Barbara Aikens from the Archives of American Art (Smithsonian) kicked of the panel by talking about the role of the processing archivist, and tensions between More Product, Less Process (MPLP) practices as digitization. Barbara speaks from a deep well of experience as the AAA has been digitizing collections for a long time. Before collections are scanned, they get a once-over from the processing archivists to ensure that the collection is scan-worthy — that is, that it does not have sensitive or private materials, or avant-garde artistic materials that do not help in understanding the life or sensibilities of the artist. This is of course a subjective activity. Barbara does not feel that pre-digitization processing is in conflict with MPLP, which calls for a range of appropriate practices. If a collection has been prioritized for digitization, it is worth the additional effort they put into it. It is worth noting that AAA’s procedures are still “lite” in terms of digitization: no item-level metadata, but processing at series and folder level.

Bill Landis (Yale Manuscripts and Archives) spoke about the importance of working proactively with donors to their help in dealing with privacy and copyright issues. We have enough collections that we need to unravel, and it would be better to develop up-front plans for managing incoming collections that include how and when to make them accessible in and out of the reading room. Rather than taking on collections that present us with more doubt and risk than reward, we need have donors help us identify and mitigate risk, and to help us make plans for when collections can be made accessible. He also highlighted the importance of creating educational opportunities so that archivists can be more comfortable with third-party-privacy issues (and suggested that Aprille’s presentation is a great start for the type of education we all need — I second that!). We should be creating professional frameworks for dealing with collections, rather than reacting on an ad hoc basis.

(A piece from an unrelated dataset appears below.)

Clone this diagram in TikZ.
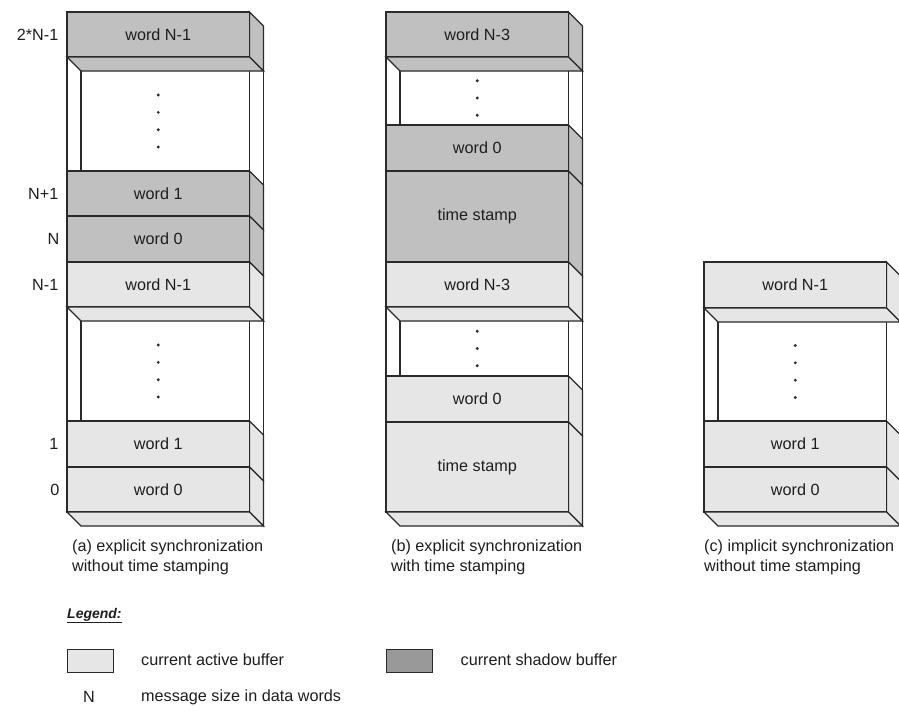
\documentclass[tikz,border=0pt]{standalone}
\usepackage{fontspec}
\setmainfont{Liberation Sans}
\definecolor{shadowfill}{HTML}{C0C0C0}
\definecolor{activefill}{HTML}{E6E6E6}
\definecolor{legenddark}{HTML}{999999}
\definecolor{edgegray}{HTML}{2A2A2A}
\definecolor{textgray}{HTML}{1E1E1E}

% geometry of the memory columns
\def\colw{182.5}
\def\dep{14}

% one memory word: front face plus right-hand side face
\newcommand\membox[6]{%
  \pgfmathsetmacro\bxR{#1+\colw}%
  \filldraw[edge, fill=#4] (\bxR,#2) -- (\bxR+\dep,#2+\dep) -- (\bxR+\dep,#3+\dep) -- (\bxR,#3) -- cycle;
  \filldraw[edge, fill=#4] (#1,#2) rectangle (\bxR,#3);
  \node[label] (#6) at ({#1+\colw/2},{(#2+#3)/2}) {#5};
}
% open section of a column, seen into the hollow, with a column of dots
\newcommand\memgap[5]{%
  \pgfmathsetmacro\bxR{#1+\colw}%
  \draw[edge] (#1,#2) -- (#1,#3);
  \draw[edge] (#1+\dep,#2+\dep) -- (#1+\dep,#3);
  \draw[edge] (\bxR,#2+\dep) -- (\bxR,#3);
  \draw[edge] (\bxR+\dep,#2+\dep) -- (\bxR+\dep,#3+\dep);
  \filldraw[edge, fill=#4] (#1,#2) -- (\bxR,#2) -- (\bxR+\dep,#2+\dep) -- (#1+\dep,#2+\dep) -- cycle;
  \pgfmathsetmacro\gapmid{(#2+\dep+#3)/2}%
  \foreach \k in {1,...,#5}
    \fill[edgegray] ({#1+\colw/2},{\gapmid+(\k-(#5+1)/2)*17.3}) circle (1.6pt);
}
% bottom face under a column
\newcommand\membase[3]{%
  \filldraw[edge, fill=#3] (#1,#2) -- (#1+\colw,#2) -- (#1+\colw+\dep,#2+\dep) -- (#1+\dep,#2+\dep) -- cycle;
}

\begin{document}
\begin{tikzpicture}[x=1pt,y=-1pt,
  edge/.style={draw=edgegray, line width=1.3pt, line join=miter},
  label/.style={font=\fontsize{16.2}{19.5}\selectfont, text=textgray, inner sep=0pt},
  index/.style={label, anchor=east},
  caption/.style={label, anchor=north west, align=left},
  legendbox/.style={draw=edgegray, line width=1.3pt, minimum width=46pt, minimum height=23pt, inner sep=0pt, anchor=north west}]
\useasboundingbox (0,0) rectangle (899,713);
\fill[white] (0,0) rectangle (899,713);

% (a) explicit synchronization without time stamping
\membox{67}{12}{57}{shadowfill}{word N-1}{a9}
\memgap{67}{57}{171}{shadowfill}{4}
\membox{67}{171}{216}{shadowfill}{word 1}{a8}
\membox{67}{216}{262}{shadowfill}{word 0}{a7}
\membox{67}{262}{307}{activefill}{word N-1}{a6}
\memgap{67}{307}{421}{activefill}{4}
\membox{67}{421}{467}{activefill}{word 1}{a2}
\membox{67}{467}{512}{activefill}{word 0}{a1}
\membase{67}{512}{activefill}

\node[index] (ia9) at (58.5,34.5) {2*N-1};
\node[index] (ia8) at (58.5,193.5) {N+1};
\node[index] (ia7) at (59.5,239) {N};
\node[index] (ia6) at (58.5,284.5) {N-1};
\node[index] (ia2) at (58.5,444) {1};
\node[index] (ia1) at (59.5,489.5) {0};

% (b) explicit synchronization with time stamping
\membox{386}{12}{57}{shadowfill}{word N-3}{b8}
\memgap{386}{57}{125}{shadowfill}{3}
\membox{386}{125}{171}{shadowfill}{word 0}{b6}
\membox{386}{171}{262}{shadowfill}{time stamp}{b5}
\membox{386}{262}{307}{activefill}{word N-3}{b4}
\memgap{386}{307}{376}{activefill}{3}
\membox{386}{376}{422}{activefill}{word 0}{b2}
\membox{386}{422}{512}{activefill}{time stamp}{b1}
\membase{386}{512}{activefill}

% (c) implicit synchronization without time stamping
\membox{704}{262}{308}{activefill}{word N-1}{c4}
\memgap{704}{308}{421}{activefill}{4}
\membox{704}{421}{467}{activefill}{word 1}{c2}
\membox{704}{467}{512}{activefill}{word 0}{c1}
\membase{704}{512}{activefill}

% captions
\node[caption] (capa) at (72,540) {(a) explicit synchronization\\without time stamping};
\node[caption] (capb) at (391,540) {(b) explicit synchronization\\with time stamping};
\node[caption] (capc) at (704,540) {(c) implicit synchronization\\without time stamping};

% legend
\node[font=\fontsize{14}{16}\selectfont\bfseries\itshape, text=textgray, inner sep=0pt, anchor=west] (legtitle) at (67,615.5) {\underline{Legend:}};
\node[legendbox, fill=activefill] (legact) at (66.5,648.5) {};
\node[label, anchor=west] (legacttext) at (141,660) {current active buffer};
\node[legendbox, fill=legenddark] (legshd) at (386,648.5) {};
\node[label, anchor=west] (legshdtext) at (460.5,659.5) {current shadow buffer};
\node[label] (legn) at (89,697) {N};
\node[label, anchor=west] (legntext) at (141,697) {message size in data words};
\end{tikzpicture}
\end{document}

Max Evans (LDS Church History Department) talked about his commitment to accelerated processing and digitizing as the head of National Historical Publications and Records Commission (NHPRC). He has long believed in digitization on demand. Max recently left NHPRC and returned to an institution, where implementing his theoretical practices has been challenging. The LDS Church History Department has done reviews of materials to look for sensitive, private, or confidential materials before making a collection available. This review has been done at an item level, and Max would like to change this review process. Two of these categories (sensitive and confidential) can be handled categorically, by looking at function and provenance of the records. Classification can be applied at the collection or component level, not at the item level. Private materials are more difficult to deal with — these materials can be scattered throughout collections. Max doesn’t have a good solution, but he has a bad solution. which is to follow the standard applied to US Census records as a starting point, and work backward from there. This would mean starting with 72 years and conduct access review on request. At his institution, this would mean opening up materials that have not been made available and bringing request for review into the mix.

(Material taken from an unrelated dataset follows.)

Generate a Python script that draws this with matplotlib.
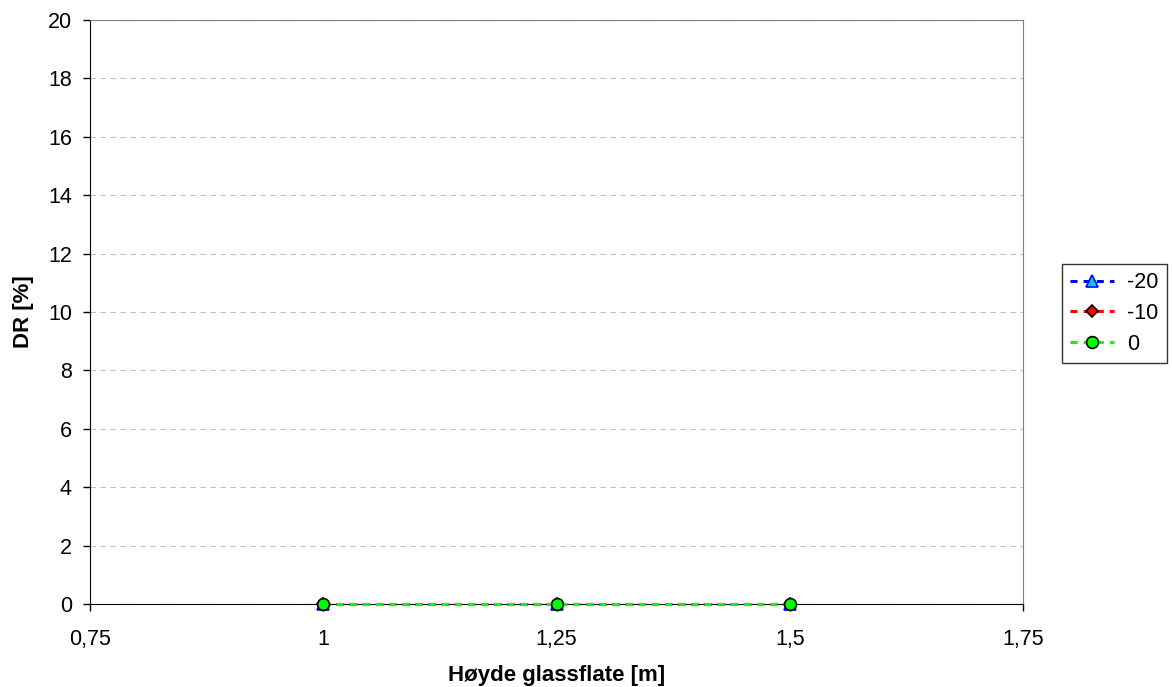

Tom Hyry (Beineke Library, Yale University) talked about the promise and peril of digital records. He was mostly talking about born digital records, but also speculated about cases where we have a full digital representation of the item (not just a scan metadata related to that item, but the content of the item itself). On the one hand, fully digital records are a researcher’s dream because you can search for the text, and further you can DO things with the text — apply humanities computing-type processing to bodies of materials to find patterns, make connections, etc. On the other hand, fully digital records expose archival institutions to the risk of exposing private and sensitive information even more. But, with digital records, we may be able to develop methods to screen for private or sensitive materials.

Finally, Dan Santamaria (Princeton University Archives) started out with an amusing personal story about confronting bureaucracy that ended with “you don’t understand, it takes a very long time because we have thousands of documents to manage.” While this got a laugh, this is increasingly the answer we are giving to patrons — and in an era of increasingly online services, they are not buying it. Dan’s compelling talk focused on the ethical obligations we have to make collections accessible — not just to the elite few who can come into our reading rooms, but to as broad a public as possible. We must not become entangled by fear, but find ways to fulfill our ethical obligations. He reminded us that along with the duty to protect outlined in the Archivists Code of Ethics, was also have the duty to make accessible.


How do we know what’s appropriate? So much of this is contextual (as outlined in Aprille’s presentation). We must also acknowledge that there’s a difference between how private and public academic institutions or how federally funded institutions can deal with problematic materials.

72 year cut off is problematic, and shouldn’t be adopted wholesale. This may be appropriate for an institutional archivist, but the collecting archivist who is working with a variety of donors has a much different situation. The “review on request” component of Max’s proposal is very important.

How much online content has drawn fire? Not much.

We need a shift in thinking from small collection level record/big finding aid to big collection level record/small finding aid. Archivists are big on context, but not everyone who uses our collections is as in love with context as we are.

How do we get to democratic access without going down the “let’s just put the easy stuff up first” road again?

We are a diverse country with diverse opinions and diverse collections and diverse institutions. Frameworks will help, but will not solve everyone’s issues.